Enjoy the rest of your journey !!!

John


----------



## GrayFal (Jan 12, 2007)

Thanks John and St Martin.....do they alllow a 'down' trade - say from a week 15 to week 44?
Does anyone know for sure what weeks are Platinum and what weeks are gold?


----------



## johnmfaeth (Jan 12, 2007)

Season downgrades just cost the $89 administrative fee.

Here are their seasons (all Divi Resorts - from their website''s owners only section):

Platinum:  Weeks 51, 52, 1-10

Gold:  Weeks 11-20, 41-50

Silver:   Weeks 21-40

Here is their writeup called upgrade fees:
----------------
Upgrade fees:

To use weeks that are of a higher category/season than the one that you own: 
you will pay the full amount of your owned week member dues, an administrative fee and an upgrade fee of $300.00 per season/category. 
To use unit types that are larger than the one that you own:
You will pay the full amount of your owned week member dues, an administrative fee and an upgrade fee of $300.00 per unit type category.

A $500.00 upgrade fee will apply to each reservation that is requested and confirmed for the Beach Villas @ Divi Southwinds regardless of the type of unit you own.

Membership dues late payment penalty:
Effective Nov. 15, 2006, the $69.00 fee and been increased to $89.00 for each contracted week for which dues payment is late.

Administrative Fees:
Effective Nov. 15, 2006, the $69.00 fee has been increased to $89.00 per reservation.  Fee applies to exchanges to alternate Divi resorts, alternate weeks at your home resort and for each accelerated week, if your contract includes accelerated privileges. 
---------------

John


----------



## GrayFal (Jan 12, 2007)

johnmfaeth said:


> Season downgrades just cost the $89 administrative fee.
> 
> Here are their seasons (all Divi Resorts - from their website''s owners only section):
> 
> ...


----------------
Thanks John....I am beginning to think there isn't ANYTHING you do not know!
When you call to request the 'change' - are you given a unit number at that time?
Or do you just see what you get when you arrive?


----------



## hajjah (Jan 13, 2007)

Someone posting here might know this answer.  I'm planning to sell my Divi Village unit and received the transfer forms from the resort this week.  I forgot to ask them if I should just pay the fees ($620.00)when they are due February 1 and inform them that I will not be using the week this year.  If the unit does not sell I would then exchange the week with RCI or II since I am not going to Aruba in 2007.  Is this the correct way to handle this?  Does this make any sense?

*If this should be moved to another message board, please do so.

Thanks for your help.


----------



## johnmfaeth (Jan 13, 2007)

Hi Hajjah,

I would pay the dues for 2/1 because no way you can find someone and close in 2 weeks and their late fee is $89 minimum.

You will have to book a week when exchanging.
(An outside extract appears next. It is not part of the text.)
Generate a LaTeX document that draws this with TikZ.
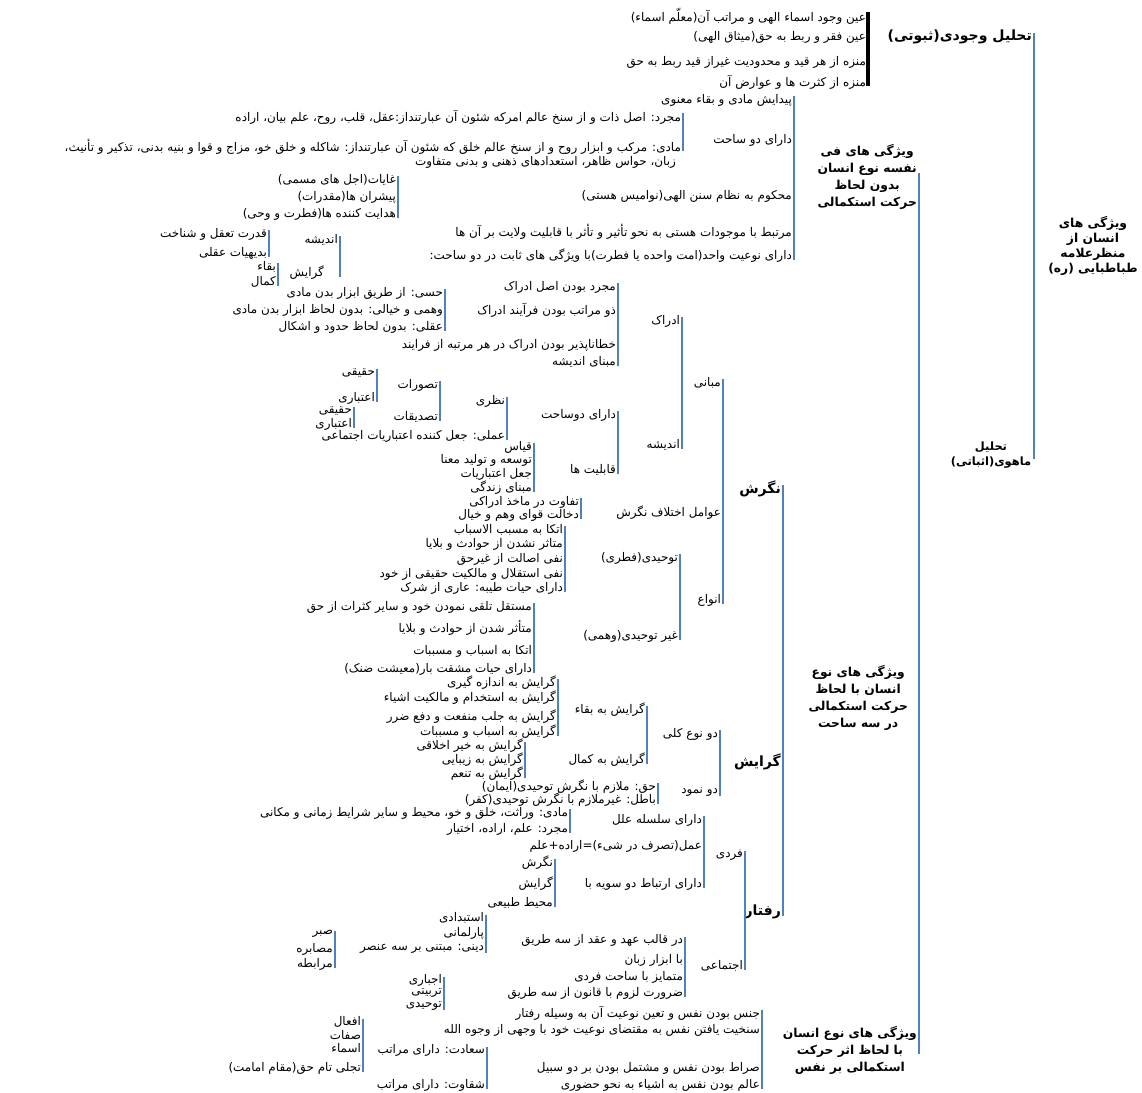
\documentclass[tikz,border=0pt]{standalone}
\usepackage{fontspec}
\newfontfamily\farsifont[Script=Arabic]{DejaVu Sans}
\TeXXeTstate=1
\newcommand{\fatxt}[1]{\beginR #1\endR}
\definecolor{brkblue}{RGB}{79,129,189}

\begin{document}
\begin{tikzpicture}[x=0.02cm, y=-0.02cm,
  lf/.style={anchor=east, inner sep=1pt, font=\farsifont\fontsize{6.8}{8}\selectfont},
  hd/.style={align=center, inner sep=1pt, font=\farsifont\bfseries\fontsize{7}{9.7}\selectfont},
  dm/.style={hd, anchor=east, font=\farsifont\bfseries\fontsize{8}{9}\selectfont},
  brk/.style={draw=brkblue, line width=1.6pt, shorten <=-2pt, shorten >=-2pt},
  blkbrk/.style={draw=black, line width=2pt, shorten <=-2pt, shorten >=-2pt}]
  \useasboundingbox (0,0) rectangle (1142,1092);
  % root and first level
  \node[hd, font=\farsifont\bfseries\fontsize{7}{8.5}\selectfont] (root) at (1093,246) {\fatxt{ویژگی های}\\\fatxt{انسان از}\\\fatxt{منظرعلامه}\\\fatxt{طباطبایی (ره)}};
  \node[dm] (wj) at (1034,37) {\fatxt{تحلیل وجودی(ثبوتی)}};
  \node[hd, font=\farsifont\bfseries\fontsize{6.5}{9}\selectfont] (mh) at (991,455) {\fatxt{تحلیل}\\\fatxt{ماهوی(اثباتی)}};
  \draw[brk] (wj.east) -- (wj.east |- mh.east);
  % existential analysis
  \node[lf] (wj1) at (868,16) {\fatxt{عین وجود اسماء الهی و مراتب آن(معلّم اسماء)}};
  \node[lf] (wj2) at (868,37) {\fatxt{عین فقر و ربط به حق(میثاق الهی)}};
  \node[lf] (wj3) at (868,62) {\fatxt{منزه از هر قید و محدودیت غیراز قید ربط به حق}};
  \node[lf] (wj4) at (868,82) {\fatxt{منزه از کثرت ها و عوارض آن}};
  \draw[blkbrk] (wj1.east) -- (wj4.east);
  % three main branches of the quiddity analysis
  \node[hd, anchor=east] (fn) at (919,177) {\fatxt{ویژگی های فی}\\\fatxt{نفسه نوع انسان}\\\fatxt{بدون لحاظ}\\\fatxt{حرکت استکمالی}};
  \node[hd, anchor=east] (ss) at (910,698) {\fatxt{ویژگی های نوع}\\\fatxt{انسان با لحاظ}\\\fatxt{حرکت استکمالی}\\\fatxt{در سه ساحت}};
  \node[hd, anchor=east] (as) at (919,1050) {\fatxt{ویژگی های نوع انسان}\\\fatxt{با لحاظ اثر حرکت}\\\fatxt{استکمالی بر نفس}};
  \draw[brk] (fn.east) -- (fn.east |- as.east);
  % per se features
  \node[lf] (fn1) at (794,100) {\fatxt{پیدایش مادی و بقاء معنوی}};
  \node[lf] (fn2) at (794,140) {\fatxt{دارای دو ساحت}};
  \node[lf] (fn3) at (794,196) {\fatxt{محکوم به نظام سنن الهی(نوامیس هستی)}};
  \node[lf] (fn4) at (794,232) {\fatxt{مرتبط با موجودات هستی به نحو تأثیر و تأثر با قابلیت ولایت بر آن ها}};
  \node[lf] (fn5) at (794,256) {\fatxt{دارای نوعیت واحد(امت واحده یا فطرت)با ویژگی های ثابت در دو ساحت:}};
  \draw[brk] (fn1.east) -- (fn5.east);
  \node[lf] (ds1) at (683,117) {\fatxt{مجرد: اصل ذات و از سنخ عالم  امرکه شئون آن عبارتنداز:عقل، قلب، روح، علم بیان، اراده}};
  \node[lf] (ds2) at (683,147) {\fatxt{مادی: مرکب و ابزار روح و از سنخ عالم خلق که شئون آن عبارتنداز: شاکله و خلق خو، مزاج و قوا و بنیه بدنی، تذکیر و تأنیث،}};
  \node[lf] (ds3) at (678,162) {\fatxt{زبان، حواس ظاهر، استعدادهای ذهنی و بدنی متفاوت}};
  \draw[brk] (ds1.east) -- (ds2.east);
  \node[lf] (sn1) at (398,180) {\fatxt{غایات(اجل های مسمی)}};
  \node[lf] (sn2) at (398,197) {\fatxt{پیشران ها(مقدرات)}};
  \node[lf] (sn3) at (398,214) {\fatxt{هدایت کننده ها(فطرت و وحی)}};
  \draw[brk] (sn1.east) -- (sn3.east);
  \node[lf] (nwA) at (340,240) {\fatxt{اندیشه}};
  \node[lf] (nwG) at (326,273) {\fatxt{گرایش}};
  \draw[brk] (nwA.east) -- (nwA.east |- nwG.east);
  \node[lf] (nwA1) at (269,234) {\fatxt{قدرت تعقل و شناخت}};
  \node[lf] (nwA2) at (269,253) {\fatxt{بدیهیات عقلی}};
  \draw[brk] (nwA1.east) -- (nwA2.east);
  \node[lf] (nwG1) at (278,267) {\fatxt{بقاء}};
  \node[lf] (nwG2) at (278,282) {\fatxt{کمال}};
  \draw[brk] (nwG1.east) -- (nwG2.east);
  % three domains
  \node[dm] (ng) at (783,489) {\fatxt{نگرش}};
  \node[dm] (gr) at (783,762) {\fatxt{گرایش}};
  \node[dm] (rf) at (783,912) {\fatxt{رفتار}};
  \draw[brk] (ng.east) -- (rf.east);
  % outlook
  \node[lf] (mb) at (723,383) {\fatxt{مبانی}};
  \node[lf] (ae) at (723,513) {\fatxt{عوامل اختلاف نگرش}};
  \node[lf] (nv) at (723,600) {\fatxt{انواع}};
  \draw[brk] (mb.east) -- (nv.east);
  \node[lf] (ed) at (682,321) {\fatxt{ادراک}};
  \node[lf] (an) at (682,445) {\fatxt{اندیشه}};
  \draw[brk] (ed.east) -- (an.east);
  \node[lf] (ed1) at (618,287) {\fatxt{مجرد بودن اصل ادراک}};
  \node[lf] (ed2) at (618,310) {\fatxt{ذو مراتب بودن فرآیند ادراک}};
  \node[lf] (ed3) at (618,345) {\fatxt{خطاناپذیر بودن ادراک  در هر مرتبه از فرایند}};
  \node[lf] (ed4) at (618,362) {\fatxt{مبنای اندیشه}};
  \draw[brk] (ed1.east) -- (ed4.east);
  \node[lf] (zm1) at (445,293) {\fatxt{حسی: از طریق ابزار بدن مادی}};
  \node[lf] (zm2) at (445,310) {\fatxt{وهمی و خیالی: بدون لحاظ ابزار بدن مادی}};
  \node[lf] (zm3) at (445,327) {\fatxt{عقلی: بدون لحاظ حدود و اشکال}};
  \draw[brk] (zm1.east) -- (zm3.east);
  \node[lf] (dd) at (618,415) {\fatxt{دارای دوساحت}};
  \node[lf] (qb) at (618,470) {\fatxt{قابلیت ها}};
  \draw[brk] (dd.east) -- (qb.east);
  \node[lf] (nz) at (507,401) {\fatxt{نظری}};
  \node[lf] (am) at (507,436) {\fatxt{عملی: جعل کننده اعتباریات اجتماعی}};
  \draw[brk] (nz.east) -- (am.east);
  \node[lf] (ta) at (440,385) {\fatxt{تصورات}};
  \node[lf] (tq) at (440,417) {\fatxt{تصدیقات}};
  \draw[brk] (ta.east) -- (tq.east);
  \node[lf] (ta1) at (377,373) {\fatxt{حقیقی}};
  \node[lf] (ta2) at (377,398) {\fatxt{اعتباری}};
  \draw[brk] (ta1.east) -- (ta2.east);
  \node[lf] (tq1) at (354,411) {\fatxt{حقیقی}};
  \node[lf] (tq2) at (354,424) {\fatxt{اعتباری}};
  \draw[brk] (tq1.east) -- (tq2.east);
  \node[lf] (qb1) at (534,447) {\fatxt{قیاس}};
  \node[lf] (qb2) at (534,460) {\fatxt{توسعه و تولید معنا}};
  \node[lf] (qb3) at (534,474) {\fatxt{جعل اعتباریات}};
  \node[lf] (qb4) at (534,488) {\fatxt{مبنای زندگی}};
  \draw[brk] (qb1.east) -- (qb4.east);
  \node[lf] (ae1) at (581,502) {\fatxt{تفاوت در ماخذ ادراکی}};
  \node[lf] (ae2) at (581,515) {\fatxt{دخالت قوای وهم و خیال}};
  \draw[brk] (ae1.east) -- (ae2.east);
  \node[lf] (tf) at (680,558) {\fatxt{توحیدی(فطری)}};
  \node[lf] (gt) at (680,636) {\fatxt{غیر توحیدی(وهمی)}};
  \draw[brk] (tf.east) -- (gt.east);
  \node[lf] (tf1) at (565,530) {\fatxt{اتکا به مسبب الاسباب}};
  \node[lf] (tf2) at (565,544) {\fatxt{متاثر نشدن از حوادث و بلایا}};
  \node[lf] (tf3) at (565,559) {\fatxt{نفی اصالت از غیرحق}};
  \node[lf] (tf4) at (565,574) {\fatxt{نفی استقلال و مالکیت حقیقی از خود}};
  \node[lf] (tf5) at (565,588) {\fatxt{دارای حیات طیبه: عاری از شرک}};
  \draw[brk] (tf1.east) -- (tf5.east);
  \node[lf] (gt1) at (534,607) {\fatxt{مستقل تلقی نمودن خود و سایر کثرات از حق}};
  \node[lf] (gt2) at (534,628) {\fatxt{متأثر شدن از حوادث و بلایا}};
  \node[lf] (gt3) at (534,651) {\fatxt{اتکا به اسباب و مسببات}};
  \node[lf] (gt4) at (534,669) {\fatxt{دارای حیات مشقت بار(معیشت ضنک)}};
  \draw[brk] (gt1.east) -- (gt4.east);
  % tendency
  \node[lf] (dk) at (720,734) {\fatxt{دو نوع کلی}};
  \node[lf] (dn) at (720,792) {\fatxt{دو نمود}};
  \draw[brk] (dk.east) -- (dn.east);
  \node[lf] (gb) at (647,710) {\fatxt{گرایش به بقاء}};
  \node[lf] (gk) at (647,760) {\fatxt{گرایش به کمال}};
  \draw[brk] (gb.east) -- (gk.east);
  \node[lf] (gb1) at (558,683) {\fatxt{گرایش به اندازه گیری}};
  \node[lf] (gb2) at (558,698) {\fatxt{گرایش به استخدام و مالکیت اشیاء}};
  \node[lf] (gb3) at (558,717) {\fatxt{گرایش به جلب منفعت و دفع ضرر}};
  \node[lf] (gb4) at (558,732) {\fatxt{گرایش به اسباب و مسببات}};
  \draw[brk] (gb1.east) -- (gb4.east);
  \node[lf] (gk1) at (525,746) {\fatxt{گرایش به خیر اخلاقی}};
  \node[lf] (gk2) at (525,760) {\fatxt{گرایش به زیبایی}};
  \node[lf] (gk3) at (525,774) {\fatxt{گرایش به تنعم}};
  \draw[brk] (gk1.east) -- (gk3.east);
  \node[lf] (dn1) at (658,787) {\fatxt{حق: ملازم با نگرش توحیدی(ایمان)}};
  \node[lf] (dn2) at (658,800) {\fatxt{باطل: غیرملازم با نگرش توحیدی(کفر)}};
  \draw[brk] (dn1.east) -- (dn2.east);
  % behaviour
  \node[lf] (fd) at (745,855) {\fatxt{فردی}};
  \node[lf] (ej) at (745,966) {\fatxt{اجتماعی}};
  \draw[brk] (fd.east) -- (ej.east);
  \node[lf] (sl) at (704,820) {\fatxt{دارای سلسله علل}};
  \node[lf] (am2) at (704,846) {\fatxt{عمل(تصرف در شیء)=اراده+علم}};
  \node[lf] (er) at (704,884) {\fatxt{دارای ارتباط دو سویه با}};
  \draw[brk] (sl.east) -- (er.east);
  \node[lf] (sl1) at (570,813) {\fatxt{مادی: وراثت، خلق و خو، محیط و سایر شرایط زمانی و مکانی}};
  \node[lf] (sl2) at (570,829) {\fatxt{مجرد: علم، اراده، اختیار}};
  \draw[brk] (sl1.east) -- (sl2.east);
  \node[lf] (er1) at (555,863) {\fatxt{نگرش}};
  \node[lf] (er2) at (555,884) {\fatxt{گرایش}};
  \node[lf] (er3) at (555,903) {\fatxt{محیط طبیعی}};
  \draw[brk] (er1.east) -- (er3.east);
  \node[lf] (ah) at (685,940) {\fatxt{در قالب عهد و عقد از سه طریق}};
  \node[lf] (az) at (685,960) {\fatxt{با ابزار زبان}};
  \node[lf] (mt) at (685,977) {\fatxt{متمایز با ساحت فردی}};
  \node[lf] (zr) at (685,993) {\fatxt{ضرورت لزوم با قانون از سه طریق}};
  \draw[brk] (ah.east) -- (zr.east);
  \node[lf] (ah1) at (486,918) {\fatxt{استبدادی}};
  \node[lf] (ah2) at (486,933) {\fatxt{پارلمانی}};
  \node[lf] (ah3) at (486,949) {\fatxt{دینی: مبتنی بر سه عنصر}};
  \draw[brk] (ah1.east) -- (ah3.east);
  \node[lf] (db1) at (335,934) {\fatxt{صبر}};
  \node[lf] (db2) at (335,949) {\fatxt{مصابره}};
  \node[lf] (db3) at (335,964) {\fatxt{مرابطه}};
  \draw[brk] (db1.east) -- (db3.east);
  \node[lf] (zr1) at (444,980) {\fatxt{اجباری}};
  \node[lf] (zr2) at (444,993) {\fatxt{تربیتی}};
  \node[lf] (zr3) at (444,1006) {\fatxt{توحیدی}};
  \draw[brk] (zr1.east) -- (zr3.east);
  % effect of perfection on the soul
  \node[lf] (as1) at (762,1013) {\fatxt{جنس بودن نفس و تعین نوعیت آن به وسیله رفتار}};
  \node[lf] (as2) at (762,1030) {\fatxt{سنخیت یافتن نفس به مقتضای نوعیت خود با وجهی از وجوه  الله}};
  \node[lf] (as3) at (762,1068) {\fatxt{صراط بودن نفس و مشتمل بودن بر دو سبیل}};
  \node[lf] (as4) at (762,1085) {\fatxt{عالم بودن نفس به اشیاء به نحو حضوری}};
  \draw[brk] (as1.east) -- (as4.east);
  \node[lf] (sd) at (487,1050) {\fatxt{سعادت: دارای مراتب}};
  \node[lf] (sq) at (487,1085) {\fatxt{شقاوت: دارای مراتب}};
  \draw[brk] (sd.east) -- (sq.east);
  \node[lf] (sd1) at (363,1022) {\fatxt{افعال}};
  \node[lf] (sd2) at (363,1035) {\fatxt{صفات}};
  \node[lf] (sd3) at (363,1048) {\fatxt{اسماء}};
  \node[lf] (sd4) at (363,1068) {\fatxt{تجلی تام حق(مقام امامت)}};
  \draw[brk] (sd1.east) -- (sd4.east);
\end{tikzpicture}
\end{document}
I would ask the Divi folks how they handle that.

Hi Pat,

As to unit numbers, most resorts assign room numbers just days before arrival to accomodate for units being down, etc. They can usually guarantee a room type only. I don't see why/how Divi would be different.

But this I know only from other resorts, including our blessed BBC.

Thanks for the complement, six years in this game and I'm still learning every day.

John


----------



## hajjah (Jan 13, 2007)

When I paid my Divi Village fees last year and did the internal exchange for $69.00 into Divi Phoenix, my unit was assigned when I received the confirmation.  That was the unit I stayed in for two days until I demanded to be moved to another unit last August.

I intend to pay my fees when they become due on 2/1/07, I just did not know if I should spacebank the week with an exchange company since I am not going to Aruba this year.  I will probably spacebank with RCI or II, or just leave the week as paid for a few months to see if I get a buyer.
Thanks for your help.


----------



## GrayFal (Jan 14, 2007)

hajjah said:


> When I paid my Divi Village fees last year and did the internal exchange for $69.00 into Divi Phoenix, my unit was assigned when I received the confirmation.  That was the unit I stayed in for two days until I demanded to be moved to another unit last August.
> 
> I intend to pay my fees when they become due on 2/1/07, I just did not know if I should spacebank the week with an exchange company since I am not going to Aruba this year.  I will probably spacebank with RCI or II, or just leave the week as paid for a few months to see if I get a buyer.
> Thanks for your help.


My friends were staying at Divi Village last week - a very nice resort.

I would pay the fee as John suggests but hold off depositing it with an exchange company, your buyer may (usually would) want to use the 2007 week. They would then reimburse you for your 2007 MF. 

If you don't get a buyer before the 4 month deposit mark - then deposit it 4 months and 1 day before use. With II - as per Craig U - the trading power of your week dimishes at the 10,8,6,4 month mark. So depositing it at 5 months, 29 days is the same as depositing at 4 month 1 day out from check-in.
I am not sure how a later deposit affects your RCI situation.


----------



## stmartinfan (Jan 14, 2007)

When we swap weeks within our Divi Resort, I don't think we usually get a unit number - and I know that we often are able to request a unit in parts of the resort we prefer when we check in, if there's any available.


----------



## hajjah (Jan 15, 2007)

Thanks for the extra tips regarding the payment and depositing of my week.  I think that I have to notify Divi when the fees are paid on 2/1/07 if I intend to use the week or spacebank.


----------



## GrayFal (Jan 15, 2007)

stmartinfan said:


> When we swap weeks within our Divi Resort, I don't think we usually get a unit number - and I know that we often are able to request a unit in parts of the resort we prefer when we check in, if there's any available.


Thanks!


----------



## GrayFal (Jan 15, 2007)

hajjah said:


> Thanks for the extra tips regarding the payment and depositing of my week.  I think that I have to notify Divi when the fees are paid on 2/1/07 if I intend to use the week or spacebank.


You can say you are using it and then call them back a few days before you would have to deposit it.
It is your week and you are allowed to change your mind  .
Good Luck with your sale.


----------